* start AVAILABLE DATA *

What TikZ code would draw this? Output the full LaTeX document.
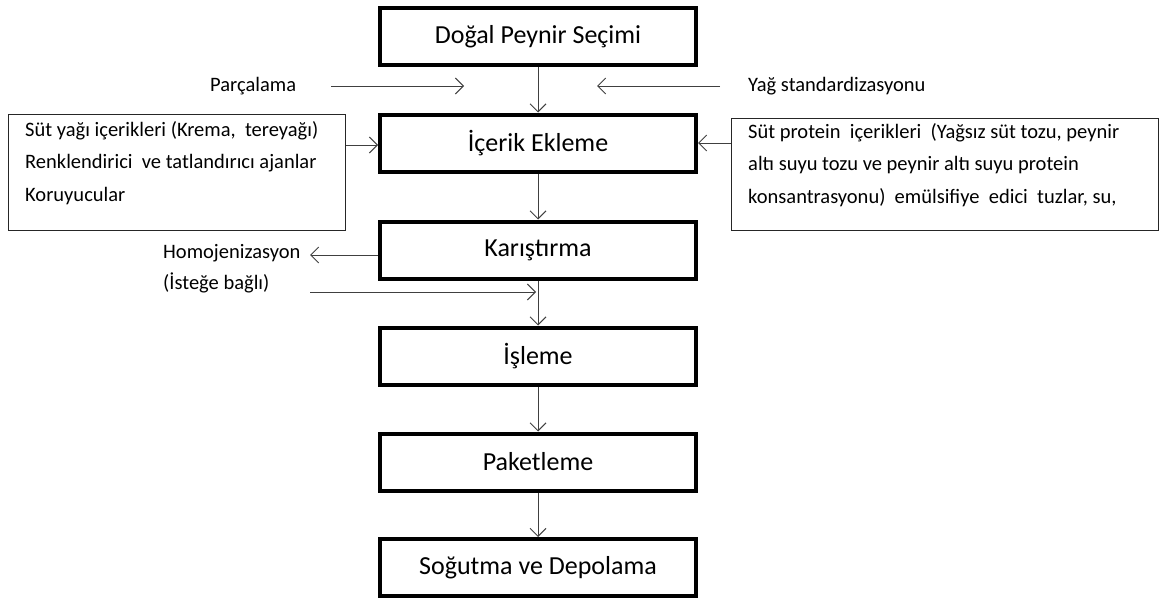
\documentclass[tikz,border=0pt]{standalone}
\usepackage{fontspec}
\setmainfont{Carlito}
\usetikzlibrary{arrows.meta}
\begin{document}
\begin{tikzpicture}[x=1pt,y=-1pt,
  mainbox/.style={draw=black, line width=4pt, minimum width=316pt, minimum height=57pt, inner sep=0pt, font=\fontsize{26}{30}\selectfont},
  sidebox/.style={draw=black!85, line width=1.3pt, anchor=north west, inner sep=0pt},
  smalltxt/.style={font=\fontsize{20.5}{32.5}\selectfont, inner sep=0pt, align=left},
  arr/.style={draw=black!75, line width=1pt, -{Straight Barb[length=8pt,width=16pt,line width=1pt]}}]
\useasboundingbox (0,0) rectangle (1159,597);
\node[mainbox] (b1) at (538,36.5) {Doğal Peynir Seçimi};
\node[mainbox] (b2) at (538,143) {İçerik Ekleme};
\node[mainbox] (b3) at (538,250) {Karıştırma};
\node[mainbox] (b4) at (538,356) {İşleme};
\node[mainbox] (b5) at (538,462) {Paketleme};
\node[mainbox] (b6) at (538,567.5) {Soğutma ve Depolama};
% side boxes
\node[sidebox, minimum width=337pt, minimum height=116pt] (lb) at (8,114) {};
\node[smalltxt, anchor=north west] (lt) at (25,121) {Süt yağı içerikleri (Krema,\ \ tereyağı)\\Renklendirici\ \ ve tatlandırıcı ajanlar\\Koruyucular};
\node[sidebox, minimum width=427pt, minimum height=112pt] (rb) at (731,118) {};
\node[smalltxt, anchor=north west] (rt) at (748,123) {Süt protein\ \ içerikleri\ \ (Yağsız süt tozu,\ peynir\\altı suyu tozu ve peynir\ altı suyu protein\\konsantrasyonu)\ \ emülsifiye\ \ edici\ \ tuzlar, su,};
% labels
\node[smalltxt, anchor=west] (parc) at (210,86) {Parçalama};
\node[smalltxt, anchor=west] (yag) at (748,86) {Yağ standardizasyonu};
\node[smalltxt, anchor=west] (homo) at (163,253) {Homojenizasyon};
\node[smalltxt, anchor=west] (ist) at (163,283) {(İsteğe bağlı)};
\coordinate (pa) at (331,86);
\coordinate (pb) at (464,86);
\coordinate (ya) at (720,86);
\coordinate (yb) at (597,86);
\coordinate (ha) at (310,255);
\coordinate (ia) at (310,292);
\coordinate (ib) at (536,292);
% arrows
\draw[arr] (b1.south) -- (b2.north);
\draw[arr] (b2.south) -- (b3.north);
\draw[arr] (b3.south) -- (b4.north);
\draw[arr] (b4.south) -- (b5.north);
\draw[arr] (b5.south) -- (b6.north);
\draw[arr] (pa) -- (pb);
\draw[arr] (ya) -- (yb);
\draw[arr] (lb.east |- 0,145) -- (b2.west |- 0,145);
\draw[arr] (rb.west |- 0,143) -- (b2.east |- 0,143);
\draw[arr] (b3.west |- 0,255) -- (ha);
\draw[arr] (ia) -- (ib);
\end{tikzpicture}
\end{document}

* end AVAILABLE DATA *

THE EXERCISE
Reproduce all of the material exactly, apart from the pictures.

FINAL RESULT
What TikZ code would draw this? Output the full LaTeX document.
\documentclass[tikz,border=0pt]{standalone}
\usepackage{fontspec}
\setmainfont{Carlito}
\usetikzlibrary{arrows.meta}
\begin{document}
\begin{tikzpicture}[x=1pt,y=-1pt,
  mainbox/.style={draw=black, line width=4pt, minimum width=316pt, minimum height=57pt, inner sep=0pt, font=\fontsize{26}{30}\selectfont},
  sidebox/.style={draw=black!85, line width=1.3pt, anchor=north west, inner sep=0pt},
  smalltxt/.style={font=\fontsize{20.5}{32.5}\selectfont, inner sep=0pt, align=left},
  arr/.style={draw=black!75, line width=1pt, -{Straight Barb[length=8pt,width=16pt,line width=1pt]}}]
\useasboundingbox (0,0) rectangle (1159,597);
\node[mainbox] (b1) at (538,36.5) {Doğal Peynir Seçimi};
\node[mainbox] (b2) at (538,143) {İçerik Ekleme};
\node[mainbox] (b3) at (538,250) {Karıştırma};
\node[mainbox] (b4) at (538,356) {İşleme};
\node[mainbox] (b5) at (538,462) {Paketleme};
\node[mainbox] (b6) at (538,567.5) {Soğutma ve Depolama};
% side boxes
\node[sidebox, minimum width=337pt, minimum height=116pt] (lb) at (8,114) {};
\node[smalltxt, anchor=north west] (lt) at (25,121) {Süt yağı içerikleri (Krema,\ \ tereyağı)\\Renklendirici\ \ ve tatlandırıcı ajanlar\\Koruyucular};
\node[sidebox, minimum width=427pt, minimum height=112pt] (rb) at (731,118) {};
\node[smalltxt, anchor=north west] (rt) at (748,123) {Süt protein\ \ içerikleri\ \ (Yağsız süt tozu,\ peynir\\altı suyu tozu ve peynir\ altı suyu protein\\konsantrasyonu)\ \ emülsifiye\ \ edici\ \ tuzlar, su,};
% labels
\node[smalltxt, anchor=west] (parc) at (210,86) {Parçalama};
\node[smalltxt, anchor=west] (yag) at (748,86) {Yağ standardizasyonu};
\node[smalltxt, anchor=west] (homo) at (163,253) {Homojenizasyon};
\node[smalltxt, anchor=west] (ist) at (163,283) {(İsteğe bağlı)};
\coordinate (pa) at (331,86);
\coordinate (pb) at (464,86);
\coordinate (ya) at (720,86);
\coordinate (yb) at (597,86);
\coordinate (ha) at (310,255);
\coordinate (ia) at (310,292);
\coordinate (ib) at (536,292);
% arrows
\draw[arr] (b1.south) -- (b2.north);
\draw[arr] (b2.south) -- (b3.north);
\draw[arr] (b3.south) -- (b4.north);
\draw[arr] (b4.south) -- (b5.north);
\draw[arr] (b5.south) -- (b6.north);
\draw[arr] (pa) -- (pb);
\draw[arr] (ya) -- (yb);
\draw[arr] (lb.east |- 0,145) -- (b2.west |- 0,145);
\draw[arr] (rb.west |- 0,143) -- (b2.east |- 0,143);
\draw[arr] (b3.west |- 0,255) -- (ha);
\draw[arr] (ia) -- (ib);
\end{tikzpicture}
\end{document}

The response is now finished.